PBSI seharusnya belajar dari negara-negara seperti Jepang, Korea Selatan, atau India yang dengan bijak mengintegrasikan pelatih-pelatih asing dalam sistem jangka panjang mereka. Mereka bukan hanya memakai pelatih asal Indonesia, tapi membentuk struktur yang memungkinkan keberlanjutan strategi kepelatihan nasional.
Prestasi bukan hanya soal atlet di lapangan, tapi tentang siapa yang membentuknya di balik layar. Jika PBSI terus mengabaikan pelatihnya, maka juara akan lahir dari bendera lain.
Solusi jangka panjang bukan sekadar ganti pengurus atau tambal sulam program, tapi membangun kembali filosofi manajemen sumber daya manusia yang inklusif, kolaboratif, dan berbasis prestasi.

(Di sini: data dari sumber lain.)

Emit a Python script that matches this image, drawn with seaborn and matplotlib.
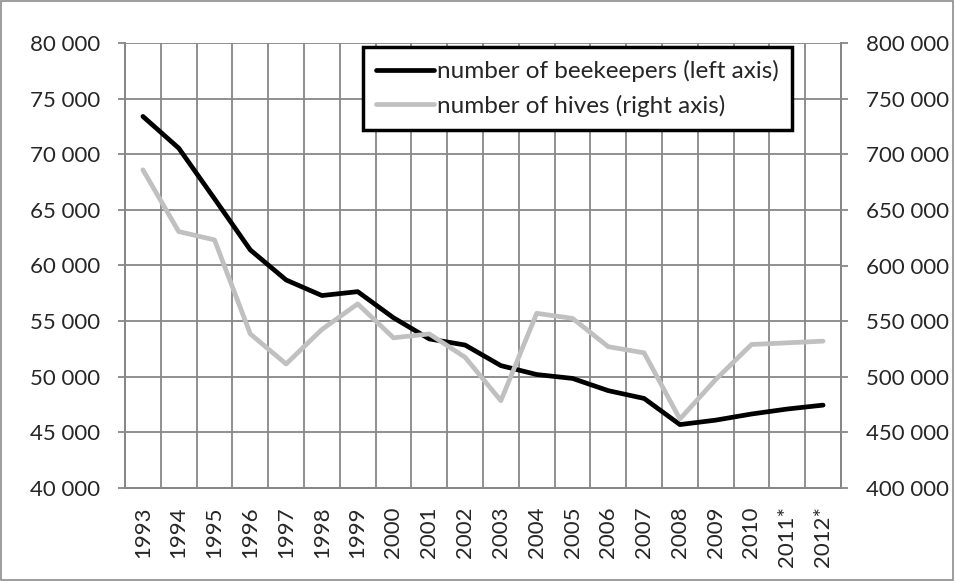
import matplotlib
matplotlib.use("Agg")
import matplotlib.pyplot as plt
from matplotlib.patches import Rectangle
from matplotlib.ticker import FuncFormatter, FixedLocator
import seaborn as sns
import pandas as pd
import numpy as np

years = ["1993", "1994", "1995", "1996", "1997", "1998", "1999", "2000", "2001", "2002",
         "2003", "2004", "2005", "2006", "2007", "2008", "2009", "2010", "2011*", "2012*"]
beekeepers = [73400, 70550, 66000, 61400, 58700, 57300, 57650, 55300, 53400, 52850,
              51000, 50200, 49850, 48750, 48050, 45700, 46100, 46650, 47100, 47450]
hives = [686000, 630500, 623000, 538500, 511500, 542500, 565500, 535000, 538500, 517500,
         478500, 557000, 552500, 527000, 521500, 462000, 497500, 529000, 530500, 532000]

df = pd.DataFrame({"x": np.arange(len(years)), "beekeepers": beekeepers, "hives": hives})

sns.set_style("white")
plt.rcParams["font.family"] = ["Lato", "DejaVu Sans"]

fig = plt.figure(figsize=(9.55, 5.81), dpi=100)
ax = fig.add_axes([125 / 955, 1 - 488 / 581, (841 - 125) / 955, (488 - 43) / 581])
ax2 = ax.twinx()

grid_c = "#878787"
sns.lineplot(data=df, x="x", y="beekeepers", ax=ax, color="black", linewidth=3.4,
             label="number of beekeepers (left axis)", legend=False)
sns.lineplot(data=df, x="x", y="hives", ax=ax2, color="#c0c0c0", linewidth=3.4,
             label="number of hives (right axis)", legend=False)

ax.set_xlim(-0.5, len(years) - 0.5)
ax.set_ylim(40000, 80000)
ax2.set_ylim(400000, 800000)
ax.set_yticks(np.arange(40000, 80001, 5000))
ax2.set_yticks(np.arange(400000, 800001, 50000))

fmt = FuncFormatter(lambda v, p: f"{int(v):,}".replace(",", " "))
ax.yaxis.set_major_formatter(fmt)
ax2.yaxis.set_major_formatter(fmt)

ax.set_xticks(np.arange(len(years)))
ax.set_xticklabels(years, rotation=90, fontsize=16)
ax.xaxis.set_minor_locator(FixedLocator(np.arange(-0.5, len(years), 1)))
ax.tick_params(axis="x", which="major", length=0, pad=13)
ax.tick_params(axis="x", which="minor", length=6, color=grid_c, width=1.3, direction="out")
ax.tick_params(axis="y", labelsize=16, length=5, color=grid_c, width=1.3, direction="out",
               left=True, pad=13)
ax2.tick_params(axis="y", labelsize=16, length=5, color=grid_c, width=1.3, direction="out",
                right=True, pad=13)

ax2.grid(False)
ax.grid(True, which="major", axis="y", color=grid_c, linewidth=1.3)
ax.grid(True, which="minor", axis="x", color=grid_c, linewidth=1.3)
ax.set_axisbelow(True)

ax.set_xlabel("")
ax.set_ylabel("")
ax2.set_xlabel("")
ax2.set_ylabel("")
for a in (ax, ax2):
    for s in a.spines.values():
        s.set_color(grid_c)
        s.set_linewidth(1.3)
ax.spines["top"].set_visible(False)
ax2.spines["top"].set_visible(False)

h1, l1 = ax.get_legend_handles_labels()
h2, l2 = ax2.get_legend_handles_labels()
leg = ax2.legend(h1 + h2, l1 + l2, loc="upper right",
                 bbox_to_anchor=(792 / 955, 1 - 47 / 581), bbox_transform=fig.transFigure,
                 fontsize=17.5, frameon=True, fancybox=False, framealpha=1,
                 handlelength=2.4, handletextpad=0.1, borderpad=0.55, labelspacing=0.5,
                 borderaxespad=0)
leg.get_frame().set_edgecolor("black")
leg.get_frame().set_linewidth(2.5)
leg.set_zorder(20)

fig.patches.append(Rectangle((0.001, 0.002), 0.997, 0.996, transform=fig.transFigure,
                             fill=False, edgecolor="#8c8c8c", linewidth=1.2))

fig.savefig("out.png", dpi=100)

Harus ada National Coaching Development Roadmap yang menjamin keberlanjutan karier pelatih.
Sudah saatnya PBSI dan Kemenpora merumuskan regulasi dan insentif untuk mempertahankan pelatih-pelatih berkaliber dunia asal Indonesia. Bila tidak, kita hanya akan menjadi “pabrik pelatih ekspor” yang menuai prestasi di luar negeri, namun terus gagal di dalam negeri.
Kehebatan pelatih Indonesia di panggung dunia adalah refleksi dari potensi besar bangsa ini. Namun potensi itu akan menjadi ironi jika tidak ada komitmen sistemik untuk membangunnya dari dalam. Jangan sampai kita hanya bisa bangga melihat bendera negara lain berkibar berkat tangan dingin pelatih-pelatih kita.